Sometimes we overlook the importance of studying the Bible with faith.  If the Bible is truly the Word of God, than we can have faith that every promise, every command is backed by the integrity and authority of God, Himself.  When we read the Bible, we must believe what it says.  Sometimes I struggle with this myself.  Intellectually, I know the promises of God, but sometimes I have trouble making my heart believe them.  I know, in my head, I am forgiven (Eph. 2:1-9), but I sometimes still have doubts about my acceptance and my salvation.  If we are going to believe that the Bible is the very words of God, then we had better believe in what they say.

Discussion Question #7: In your own words, explain what it means to study the Bible with faith. Do you see this playing out in your life? How so?
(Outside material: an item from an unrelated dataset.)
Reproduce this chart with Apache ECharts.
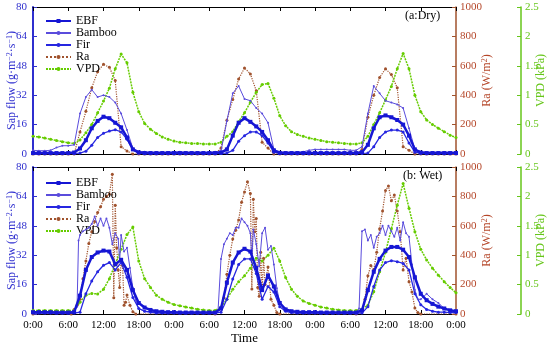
<!DOCTYPE html>
<html>
<head>
<meta charset="utf-8">
<script src="https://cdn.jsdelivr.net/npm/echarts@6/dist/echarts.min.js"></script>
<style>
html,body{margin:0;padding:0;background:#fff;}
#chart{width:550px;height:344px;}
</style>
</head>
<body>
<div id="chart"></div>
<script>
// ---------------- DATA ----------------
const seriesNames = ['EBF', 'Bamboo', 'Fir', 'Ra', 'VPD'];
const sapTicks = [0, 16, 32, 48, 64, 80];
const raTicks = [0, 200, 400, 600, 800, 1000];
const vpdTicks = [0, 0.5, 1, 1.5, 2, 2.5];
// hourly grid 0..72 h (three days)
const hours = Array.from({length: 73}, (_, i) => i);

// (a) Dry period, hourly values
const dryEBF = [0.5,0.5,0.5,0.5,0.5,0.5,0.5,0.8,
  3,7.5,14,18,20.3,19.5,17,14.5,9,2.5,0.8,
  0.5,0.5,0.5,0.5,0.5,0.5,0.5,0.5,0.5,0.5,0.5,0.5,0.5,
  0.8,2.5,10,17,19.5,17.5,15,12,7.5,2,0.6,
  0.5,0.5,0.5,0.5,0.5,0.5,0.5,0.5,0.5,0.5,0.5,0.5,0.5,
  1,5,14,20,21,20,18.5,16,10,2.5,0.8,
  0.5,0.5,0.5,0.5,0.5,0.5];
const dryBamboo = [2.0,1.8,1.8,2.0,3.5,4.5,4.5,5.0,
  22,31,35,31,32,31,28,22,13,3,1.5,
  1.2,1.0,1.0,1.0,1.0,1.2,1.2,1.0,1.0,1.0,1.0,1.0,1.2,
  1.5,18,33,37,30,29,25,22,17,2.5,1.2,
  1.0,1.0,1.0,1.2,2.0,2.5,2.5,2.5,2.5,2.5,2.5,2.0,2.0,
  4,22,37,33,29,28,27,25,14,2.5,1.2,
  1.0,1.0,1.0,1.0,1.0,1.0];
const dryFir = [0.3,0.3,0.3,0.3,0.3,0.3,0.3,0.3,0.5,
  1.5,4.8,9,11.3,12.5,13.2,12,8,2.5,0.5,
  0.3,0.3,0.3,0.3,0.3,0.3,0.3,0.3,0.3,0.3,0.3,0.3,0.3,0.3,
  0.5,2,7,10,12,12,10,6,1,0.3,
  0.3,0.3,0.3,0.3,0.3,0.3,0.3,0.3,0.3,0.3,0.3,0.3,0.3,0.3,
  0.5,4,9,12,13,13,12,6,1,0.3,
  0.3,0.3,0.3,0.3,0.3,0.3];
const dryRa = [0,0,0,0,0,0,0,0,
  150,290,450,560,610,590,500,50,20,0,
  0,0,0,0,0,0,0,0,0,0,0,0,0,0,
  40,230,370,510,585,545,430,80,40,0,
  0,0,0,0,0,0,0,0,0,0,0,0,0,0,
  30,250,400,520,580,540,450,50,25,0,
  0,0,0,0,0,0,0];
const dryVPD = [0.30,0.29,0.27,0.25,0.23,0.21,0.19,0.18,0.24,0.36,0.50,0.70,0.90,1.12,1.45,1.70,1.55,1.05,0.72,0.52,0.42,0.35,0.29,0.25,0.22,
  0.20,0.19,0.18,0.18,0.17,0.17,0.17,0.20,0.30,0.38,0.55,0.70,0.88,1.05,1.18,1.20,0.95,0.65,0.48,0.38,0.33,0.30,0.27,0.25,
  0.23,0.21,0.20,0.19,0.18,0.17,0.17,0.19,0.30,0.50,0.70,0.92,1.15,1.45,1.71,1.45,1.00,0.72,0.58,0.50,0.44,0.38,0.32,0.28];

// (b) Wet period, hourly values
const wetEBF = [1.0,1.0,1.0,1.0,0.8,0.8,0.8,
  1,10,24,31,33.5,34.5,34,27,29.5,24,13,6,3.5,2.2,1.5,1.2,1,1,
  0.8,0.8,0.8,0.8,0.8,0.8,0.8,
  3,17,28,33.5,35.5,34,25,13,21,15,6,2.5,1.5,1.2,1,1,1,
  0.8,0.8,0.8,0.8,0.8,0.8,0.8,
  2,13,23,30,34.5,36.5,36.5,35,31,20,11,7.5,5.5,4,3,2,1.5];
const wetFir = [0.5,0.5,0.5,0.5,0.5,0.5,0.5,0.5,
  1,11,18,23,26.5,28,24,28,20,9,3,1.5,1,
  0.5,0.5,0.5,0.5,0.5,0.5,0.5,0.5,0.5,0.5,0.5,
  1,8,19,27,30,30,22,8,15,12,4,1.5,0.8,
  0.5,0.5,0.5,0.5,0.5,0.5,0.5,0.5,0.5,0.5,0.5,
  0.5,4,15,24,28,29,28.5,27.5,24,11,5,2.5,1.5,1,1,0.8,0.8];
const wetVPD = [0.06,0.06,0.06,0.06,0.06,0.06,0.06,0.06,
  0.2,0.32,0.35,0.34,0.42,0.6,0.85,1.1,1.35,1.48,0.9,0.6,0.45,0.32,0.25,0.2,0.16,
  0.14,0.12,0.10,0.08,0.07,0.06,0.06,
  0.12,0.25,0.42,0.55,0.65,0.78,0.95,0.9,1.0,1.12,0.9,0.62,0.42,0.3,0.22,0.18,0.15,
  0.12,0.1,0.08,0.07,0.06,0.06,0.06,
  0.08,0.15,0.38,0.72,1.05,1.45,1.85,2.22,1.8,1.4,1.1,0.92,0.78,0.66,0.55,0.45,0.36];
// irregularly sampled wet series (hour, value)
const wetRaHours = [0,6.5,7,7.5,8,8.5,9,9.5,10,10.5,11,11.5,12,12.5,13,13.5,13.75,14,14.25,14.5,14.75,15,15.25,15.5,15.75,16,16.5,17,17.5,
  31,32,32.5,33,33.5,34,34.5,35,35.5,36,36.5,37,37.25,37.5,37.75,38,38.25,38.5,38.75,39,39.25,39.5,40,40.5,41,41.5,42,
  55,56,56.5,57,57.5,58,58.5,59,59.5,60,60.5,61,61.5,62,62.5,63,63.5,64,64.5,65,65.5,66,72];
const wetRaVals = [0,0,30,60,100,240,360,480,560,630,690,730,780,800,815,950,110,740,450,300,180,360,330,60,80,130,60,15,0,
  0,40,110,270,400,510,570,640,760,830,900,820,170,780,560,650,180,120,420,160,380,200,320,100,60,10,0,
  0,20,100,260,330,300,420,580,700,840,870,770,810,700,560,300,380,220,150,40,10,0,0];
const wetBambooHours = [0,4,7,7.5,7.75,8,8.5,9,9.5,10,10.5,11,11.5,12,12.5,13,13.5,14,14.5,14.75,15,15.5,16,16.5,17,17.5,18,19,20,24,
  31,31.5,32,32.5,33,33.5,34,34.5,35,35.5,36,36.5,37,37.25,37.5,38,38.5,39,39.5,40,40.5,41,41.5,42,42.5,43,44,48,
  52,55,55.5,56,56.5,57,57.5,58,58.5,59,59.5,60,60.5,61,61.5,62,62.5,63,63.5,64,64.5,65,65.5,66,67,68,69,70,71,72];
const wetBambooVals = [1,1,1.5,4,40,43,45,46,47,49,53,48,52,48,52,47,38,44,41,29,43,34,36,25,14,7,3,1.5,1,0.8,
  1,2,30,38,41,44,43,47,47,52,50,48,44,30,46,38,26,44,47,35,37,27,14,6,4,2.5,1.5,0.8,
  0.8,1,3,45,46,40,43,36,42,44,48,43,48,45,42,47,40,50,44,42,27,13,8,8,11,8,6,3,2,1.5];

// ---------------- STYLE ----------------
const SERIF = 'Liberation Serif';
const BLUE = '#2f2fcf';
const BROWN = '#a0522d';
const BROWNTXT = '#b5472a';
const GREEN = '#66c61a';
const C = {EBF:'#1616d4', Bamboo:'#5a4cdc', Fir:'#2626e0', Ra:'#a0522d', VPD:'#66cc00'};

const pair = (xs, ys) => xs.map((x, i) => [x, ys[i]]);

function xAxes(g, showLabels) {
  return [
    {gridIndex:g, type:'value', min:0, max:72, interval:6, position:'bottom',
     axisLine:{show:true, onZero:false, lineStyle:{color:'#000', width:1}},
     axisTick:{show:true, inside:true, length:4, lineStyle:{color:'#000'}},
     axisLabel:{show:showLabels, color:'#000', fontFamily:SERIF, fontSize:11, margin:6,
       formatter:v => (v % 24) + ':00'},
     splitLine:{show:false},
     name: showLabels ? 'Time' : '', nameLocation:'middle', nameGap:18, nameMoveOverlap:false,
     nameTextStyle:{color:'#000', fontFamily:SERIF, fontSize:13}},
    {gridIndex:g, type:'value', min:0, max:72, interval:6, position:'top',
     axisLine:{show:true, onZero:false, lineStyle:{color:'#000', width:1}},
     axisTick:{show:true, inside:true, length:4, lineStyle:{color:'#000'}},
     axisLabel:{show:false}, splitLine:{show:false}}
  ];
}
function yAxes(g) {
  return [
    {gridIndex:g, type:'value', min:sapTicks[0], max:sapTicks[sapTicks.length-1], interval:sapTicks[1]-sapTicks[0], position:'left',
     axisLine:{show:true, onZero:false, lineStyle:{color:BLUE, width:2}},
     axisTick:{show:true, inside:true, length:4, lineStyle:{color:BLUE}},
     axisLabel:{color:BLUE, fontFamily:SERIF, fontSize:11, margin:6, formatter:v => String(v)},
     splitLine:{show:false},
     name:'{a|Sap flow (g·m}{s|−2}{a|·s}{s|−1}{a|)}', nameLocation:'middle', nameGap:15, nameRotate:90, nameMoveOverlap:false,
     nameTextStyle:{color:BLUE, fontFamily:SERIF, fontSize:12,
       rich:{a:{color:BLUE, fontFamily:SERIF, fontSize:12}, s:{color:BLUE, fontFamily:SERIF, fontSize:8, verticalAlign:'top'}}}},
    {gridIndex:g, type:'value', min:raTicks[0], max:raTicks[raTicks.length-1], interval:raTicks[1]-raTicks[0], position:'right', offset:0,
     axisLine:{show:true, onZero:false, lineStyle:{color:BROWN, width:1.5}},
     axisTick:{show:true, inside:true, length:4, lineStyle:{color:BROWN}},
     axisLabel:{color:BROWNTXT, fontFamily:SERIF, fontSize:11, margin:4, formatter:v => String(v)},
     splitLine:{show:false},
     name:'{a|Ra (W/m}{s|2}{a|)}', nameLocation:'middle', nameGap:25, nameRotate:90, nameMoveOverlap:false,
     nameTextStyle:{color:BROWNTXT, fontFamily:SERIF, fontSize:12,
       rich:{a:{color:BROWNTXT, fontFamily:SERIF, fontSize:12}, s:{color:BROWNTXT, fontFamily:SERIF, fontSize:8, verticalAlign:'top'}}}},
    {gridIndex:g, type:'value', min:vpdTicks[0], max:vpdTicks[vpdTicks.length-1], interval:vpdTicks[1]-vpdTicks[0], position:'right', offset:65,
     axisLine:{show:true, onZero:false, lineStyle:{color:GREEN, width:1.5}},
     axisTick:{show:true, inside:true, length:4, lineStyle:{color:GREEN}},
     axisLabel:{color:GREEN, fontFamily:SERIF, fontSize:11, margin:4, formatter:v => String(v)},
     splitLine:{show:false},
     name:'VPD (kPa)', nameLocation:'middle', nameGap:14, nameRotate:90, nameMoveOverlap:false,
     nameTextStyle:{color:GREEN, fontFamily:SERIF, fontSize:12}}
  ];
}

function mk(name, data, xi, yi) {
  const base = {name, type:'line', data, xAxisIndex:xi, yAxisIndex:yi, showSymbol:true, animation:false, z:3,
    itemStyle:{color:C[name]}};
  if (name === 'EBF') Object.assign(base, {symbol:'rect', symbolSize:4, lineStyle:{width:2.5, color:C[name]}, z:5});
  if (name === 'Bamboo') Object.assign(base, {symbol:'circle', symbolSize:2, lineStyle:{width:1, color:C[name]}, z:4});
  if (name === 'Fir') Object.assign(base, {symbol:'circle', symbolSize:3, lineStyle:{width:1.3, color:C[name]}, z:4});
  if (name === 'Ra') Object.assign(base, {symbol:'circle', symbolSize:3, lineStyle:{width:1.2, type:'dotted', color:C[name]}, z:2});
  if (name === 'VPD') Object.assign(base, {symbol:'circle', symbolSize:3, lineStyle:{width:1.5, type:[2,1], color:C[name]}, z:2});
  return base;
}

const series = [
  mk('Ra', pair(hours, dryRa), 0, 1),
  mk('VPD', pair(hours, dryVPD), 0, 2),
  mk('Bamboo', pair(hours, dryBamboo), 0, 0),
  mk('Fir', pair(hours, dryFir), 0, 0),
  mk('EBF', pair(hours, dryEBF), 0, 0),
  mk('Ra', pair(wetRaHours, wetRaVals), 2, 4),
  mk('VPD', pair(hours, wetVPD), 2, 5),
  mk('Bamboo', pair(wetBambooHours, wetBambooVals), 2, 3),
  mk('Fir', pair(hours, wetFir), 2, 3),
  mk('EBF', pair(hours, wetEBF), 2, 3)
];

const legendBase = {data:seriesNames, orient:'vertical', left:40, itemWidth:25, itemHeight:5, itemGap:0,
  textStyle:{color:'#000', fontFamily:SERIF, fontSize:12, lineHeight:11.5}, selectedMode:false};

const option = {
  animation:false,
  backgroundColor:'#fff',
  grid:[
    {left:33, top:7, width:423, height:147, containLabel:false, outerBoundsMode:'none'},
    {left:33, top:167, width:423, height:147, containLabel:false, outerBoundsMode:'none'}
  ],
  xAxis:[...xAxes(0, false), ...xAxes(1, true)],
  yAxis:[...yAxes(0), ...yAxes(1)],
  legend:[Object.assign({top:10}, legendBase), Object.assign({top:172}, legendBase)],
  graphic:[
    {type:'text', left:405, top:10, style:{text:'(a:Dry)', fill:'#000', font:'12px "Liberation Serif"'}},
    {type:'text', left:403, top:170, style:{text:'(b: Wet)', fill:'#000', font:'12px "Liberation Serif"'}}
  ],
  series
};

const chart = echarts.init(document.getElementById('chart'), null, {renderer:'canvas'});
chart.setOption(option);
</script>
</body>
</html>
The Bible and Transformation

Good Bible study leads to transformation“(119).  If we are going to believe “the word of God is living and active and sharper than any two-edged sword, and piercing as far as the division of soul and spirit, of both joints and marrow, and able to judge the thoughts and intentions of the heart” (Heb. 4:12 NASB), then we believe that the Word of God isn’t just for gaining knowledge and wisdom (although those are important), but that it acts in our lives.  It is living. We don’t just read it, it reads us.  Romans 8:1 tells us to “be transformed”, we are transformed by the Bible.  James illustrates our need to be transformed:

But prove yourselves doers of the word, and not merely hearers who delude themselves.  For if anyone is a hearer of the word and not a doer, he is like a man who looks at his natural face in a mirror; for once he has looked at himself and gone away, he has immediately forgotten what kind of person he was.  But one who looks intently at the perfect law, the law of liberty, and abides by it, not having become a forgetful hearer but an effectual doer, this man will be blessed in what he does” (Jam. 1:22-25 NASB).
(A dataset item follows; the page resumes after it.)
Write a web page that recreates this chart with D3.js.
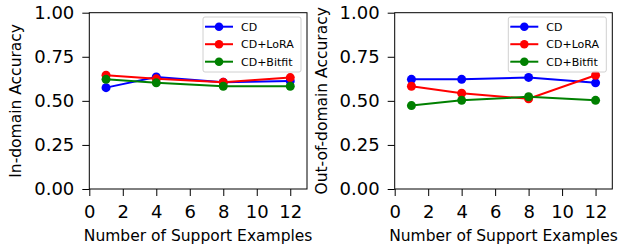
<!DOCTYPE html>
<html>
<head>
<meta charset="utf-8">
<script src="https://cdn.jsdelivr.net/npm/d3@7"></script>
<style>
  body { margin: 0; background: #fff; }
  text { font-family: "DejaVu Sans", sans-serif; }
</style>
</head>
<body>
<div id="chart"></div>
<script>
// Data
const supportExamples = [1, 4, 8, 12];
const seriesNames = ["CD", "CD+LoRA", "CD+Bitfit"];
const seriesColors = ["#0000ff", "#ff0000", "#008000"];

const inDomainCD = [0.575, 0.635, 0.605, 0.612];
const inDomainLoRA = [0.645, 0.625, 0.605, 0.632];
const inDomainBitfit = [0.622, 0.602, 0.583, 0.583];

const outDomainCD = [0.622, 0.622, 0.633, 0.602];
const outDomainLoRA = [0.583, 0.543, 0.512, 0.645];
const outDomainBitfit = [0.473, 0.503, 0.523, 0.503];

const xTicks = [0, 2, 4, 6, 8, 10, 12];
const yTicks = [0, 0.25, 0.5, 0.75, 1.0];

const svg = d3.select("#chart")
  .append("svg")
    .attr("width", 618)
    .attr("height", 248);

const drawPanel = (left, right, yLabel, series) => {
  const top = 12.7, bottom = 189;

  const x = d3.scaleLinear().domain([0, 13]).range([left, right]);
  const y = d3.scaleLinear().domain([0, 1]).range([bottom, top]);

  const g = svg.append("g");

  // axes
  const xAxis = g.append("g")
    .attr("transform", `translate(0,${bottom})`)
    .call(d3.axisBottom(x).tickValues(xTicks).tickFormat(d3.format("d")).tickSize(7).tickPadding(9));
  const yAxis = g.append("g")
    .attr("transform", `translate(${left},0)`)
    .call(d3.axisLeft(y).tickValues(yTicks).tickFormat(d3.format(".2f")).tickSize(7).tickPadding(8));

  [xAxis, yAxis].forEach(a => {
    a.select(".domain").remove();
    a.selectAll(".tick line").attr("stroke", "#000").attr("stroke-width", 1);
    a.selectAll(".tick text")
      .attr("fill", "#000")
      .style("font-size", "18px")
      .style("font-family", "DejaVu Sans");
  });

  // frame
  g.append("rect")
    .attr("x", left)
    .attr("y", top)
    .attr("width", right - left)
    .attr("height", bottom - top)
    .attr("fill", "none")
    .attr("stroke", "#000")
    .attr("stroke-width", 1);

  const line = d3.line()
    .x((d, i) => x(supportExamples[i]))
    .y(d => y(d));

  series.forEach((vals, k) => {
    g.append("path")
      .datum(vals)
      .attr("d", line)
      .attr("fill", "none")
      .attr("stroke", seriesColors[k])
      .attr("stroke-width", 2);
    g.selectAll(null)
      .data(vals)
      .join("circle")
        .attr("cx", (d, i) => x(supportExamples[i]))
        .attr("cy", d => y(d))
        .attr("r", 4.5)
        .attr("fill", seriesColors[k]);
  });

  // axis labels
  g.append("text")
    .attr("x", (left + right) / 2)
    .attr("y", 241)
    .attr("text-anchor", "middle")
    .style("font-size", "15.5px")
    .text("Number of Support Examples");

  g.append("text")
    .attr("transform", `translate(${left - 68},${(top + bottom) / 2}) rotate(-90)`)
    .attr("text-anchor", "middle")
    .style("font-size", "15.5px")
    .text(yLabel);

  // legend
  const lx = right - 104, ly = 17;
  g.append("rect")
    .attr("x", lx)
    .attr("y", ly)
    .attr("width", 98)
    .attr("height", 55)
    .attr("rx", 2)
    .attr("fill", "#fff")
    .attr("fill-opacity", 0.8)
    .attr("stroke", "#d0d0d0")
    .attr("stroke-width", 1);

  seriesNames.forEach((name, k) => {
    const ry = ly + 9.7 + k * 17.5;
    g.append("line")
      .attr("x1", lx + 2).attr("x2", lx + 30)
      .attr("y1", ry).attr("y2", ry)
      .attr("stroke", seriesColors[k])
      .attr("stroke-width", 2);
    g.append("circle")
      .attr("cx", lx + 16).attr("cy", ry)
      .attr("r", 4.3)
      .attr("fill", seriesColors[k]);
    g.append("text")
      .attr("x", lx + 38)
      .attr("y", ry + 4)
      .style("font-size", "11px")
      .text(name);
  });
};

drawPanel(89.3, 307, "In-domain Accuracy", [inDomainCD, inDomainLoRA, inDomainBitfit]);
drawPanel(394.7, 612.3, "Out-of-domain Accuracy", [outDomainCD, outDomainLoRA, outDomainBitfit]);
</script>
</body>
</html>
We don’t want to be like a man who looks into a mirror, sees he’s a mess, and then walks away without doing anything about it.  The Bible becomes our mirror, it shows us our mess and what to do about it. We need to take initiative to follow what it commands and make the changes in ourselves.

So ask yourself again: are you reading the Bible merely to gain knowledge or are you reading to allow it to change you?
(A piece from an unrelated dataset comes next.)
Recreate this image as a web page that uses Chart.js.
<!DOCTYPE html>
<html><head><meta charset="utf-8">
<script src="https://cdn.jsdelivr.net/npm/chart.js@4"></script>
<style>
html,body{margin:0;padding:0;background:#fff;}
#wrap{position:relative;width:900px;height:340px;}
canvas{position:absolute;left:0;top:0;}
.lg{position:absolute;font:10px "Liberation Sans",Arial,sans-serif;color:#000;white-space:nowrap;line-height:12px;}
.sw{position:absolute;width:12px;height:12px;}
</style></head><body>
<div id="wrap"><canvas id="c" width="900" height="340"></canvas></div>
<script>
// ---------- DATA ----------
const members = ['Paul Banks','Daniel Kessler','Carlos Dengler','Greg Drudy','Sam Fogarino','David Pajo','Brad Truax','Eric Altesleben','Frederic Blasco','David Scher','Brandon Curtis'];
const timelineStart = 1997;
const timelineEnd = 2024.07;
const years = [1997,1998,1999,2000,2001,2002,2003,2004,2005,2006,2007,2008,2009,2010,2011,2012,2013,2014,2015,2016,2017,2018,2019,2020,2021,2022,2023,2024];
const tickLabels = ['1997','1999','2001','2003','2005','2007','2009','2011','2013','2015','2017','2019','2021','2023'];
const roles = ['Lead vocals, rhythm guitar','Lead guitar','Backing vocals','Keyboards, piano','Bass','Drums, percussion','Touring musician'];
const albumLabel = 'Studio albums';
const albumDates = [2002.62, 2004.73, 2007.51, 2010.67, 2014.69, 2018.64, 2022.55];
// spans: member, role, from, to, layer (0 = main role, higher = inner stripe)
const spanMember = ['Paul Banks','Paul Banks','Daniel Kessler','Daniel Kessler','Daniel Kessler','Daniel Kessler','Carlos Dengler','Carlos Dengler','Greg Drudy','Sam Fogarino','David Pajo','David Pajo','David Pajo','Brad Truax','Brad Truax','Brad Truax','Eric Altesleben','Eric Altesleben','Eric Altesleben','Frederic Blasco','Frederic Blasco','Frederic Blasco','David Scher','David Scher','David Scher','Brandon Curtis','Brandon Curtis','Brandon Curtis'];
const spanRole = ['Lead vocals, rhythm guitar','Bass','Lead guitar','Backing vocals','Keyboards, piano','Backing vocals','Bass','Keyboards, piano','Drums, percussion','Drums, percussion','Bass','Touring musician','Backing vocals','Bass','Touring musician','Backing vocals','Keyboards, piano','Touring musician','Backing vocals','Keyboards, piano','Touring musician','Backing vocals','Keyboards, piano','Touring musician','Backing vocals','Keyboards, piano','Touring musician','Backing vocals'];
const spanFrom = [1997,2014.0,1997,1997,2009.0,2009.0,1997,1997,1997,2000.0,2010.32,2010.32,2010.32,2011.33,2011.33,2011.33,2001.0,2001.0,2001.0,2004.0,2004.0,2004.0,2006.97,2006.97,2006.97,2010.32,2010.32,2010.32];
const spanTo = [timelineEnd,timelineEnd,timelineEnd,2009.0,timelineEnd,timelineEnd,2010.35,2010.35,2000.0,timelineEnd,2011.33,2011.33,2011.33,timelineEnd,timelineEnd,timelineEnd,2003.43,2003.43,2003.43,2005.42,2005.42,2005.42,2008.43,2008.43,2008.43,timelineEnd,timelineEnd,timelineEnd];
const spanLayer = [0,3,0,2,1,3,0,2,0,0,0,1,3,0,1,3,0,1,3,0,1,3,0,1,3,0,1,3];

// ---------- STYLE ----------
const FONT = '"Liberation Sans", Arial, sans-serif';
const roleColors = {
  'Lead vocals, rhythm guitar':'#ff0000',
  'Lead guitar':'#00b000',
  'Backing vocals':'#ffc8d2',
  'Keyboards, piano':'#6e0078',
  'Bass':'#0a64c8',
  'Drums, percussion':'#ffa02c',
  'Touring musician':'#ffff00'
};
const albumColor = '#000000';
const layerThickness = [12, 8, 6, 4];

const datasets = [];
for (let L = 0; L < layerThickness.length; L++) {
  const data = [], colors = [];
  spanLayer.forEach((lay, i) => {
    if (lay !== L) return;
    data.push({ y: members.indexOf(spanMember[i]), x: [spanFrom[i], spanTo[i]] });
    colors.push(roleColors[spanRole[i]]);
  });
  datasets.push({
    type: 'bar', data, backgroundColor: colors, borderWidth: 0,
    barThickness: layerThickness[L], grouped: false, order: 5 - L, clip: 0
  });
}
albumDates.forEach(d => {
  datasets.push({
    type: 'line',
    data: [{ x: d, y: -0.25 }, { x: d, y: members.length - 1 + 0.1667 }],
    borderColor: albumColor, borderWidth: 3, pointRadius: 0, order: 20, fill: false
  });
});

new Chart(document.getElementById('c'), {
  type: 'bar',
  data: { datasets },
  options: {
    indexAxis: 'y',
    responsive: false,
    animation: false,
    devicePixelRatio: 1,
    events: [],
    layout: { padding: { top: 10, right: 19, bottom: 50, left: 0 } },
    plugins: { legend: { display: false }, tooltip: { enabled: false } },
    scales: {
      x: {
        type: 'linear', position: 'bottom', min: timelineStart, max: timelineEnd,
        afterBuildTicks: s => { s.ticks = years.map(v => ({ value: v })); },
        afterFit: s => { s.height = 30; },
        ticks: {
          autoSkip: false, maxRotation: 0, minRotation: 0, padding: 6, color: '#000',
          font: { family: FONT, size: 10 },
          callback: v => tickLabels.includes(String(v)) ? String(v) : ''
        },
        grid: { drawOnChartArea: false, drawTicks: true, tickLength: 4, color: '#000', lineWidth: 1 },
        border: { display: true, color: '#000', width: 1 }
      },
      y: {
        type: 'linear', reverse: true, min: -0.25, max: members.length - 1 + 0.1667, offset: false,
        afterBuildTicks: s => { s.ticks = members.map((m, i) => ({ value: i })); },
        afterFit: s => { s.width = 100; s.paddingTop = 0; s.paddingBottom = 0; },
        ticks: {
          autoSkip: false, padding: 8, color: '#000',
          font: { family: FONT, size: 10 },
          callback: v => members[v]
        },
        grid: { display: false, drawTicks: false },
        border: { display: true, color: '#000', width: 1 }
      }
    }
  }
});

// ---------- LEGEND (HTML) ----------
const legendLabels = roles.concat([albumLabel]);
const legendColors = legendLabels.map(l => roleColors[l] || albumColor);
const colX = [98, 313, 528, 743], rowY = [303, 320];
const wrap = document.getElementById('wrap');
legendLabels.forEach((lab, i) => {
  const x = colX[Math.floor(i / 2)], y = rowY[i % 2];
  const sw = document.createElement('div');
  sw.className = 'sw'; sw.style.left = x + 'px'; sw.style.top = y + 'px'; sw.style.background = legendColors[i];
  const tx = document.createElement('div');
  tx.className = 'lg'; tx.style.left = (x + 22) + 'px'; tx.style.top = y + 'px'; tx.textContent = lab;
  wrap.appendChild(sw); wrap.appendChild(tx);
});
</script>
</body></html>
Discussion Question #8: Take a minute to consider everything you’ve thought through in this session. What changes do you need to make in the way you study the Bible?

Discussion Question #9: Spend some time in prayer. Ask God to give you a heart for His Word. Ask Him to help you approach His Word devotionally and obediently.

Hope you all are blessed in your Bible study this week and that you will prayerfully allow it to change you into the masterpiece God is designing you to be.  God bless!

Multiply: Why Study the Bible?

Welcome back for another week!  We are entering into another part in our study today, one I have been looking forward to since I got the book because it involves my one favorite topics: Part III: How to Study the Bible. We begin this part with Session 1: Why Study the Bible?  Go ahead and follow along in the study: Multiply.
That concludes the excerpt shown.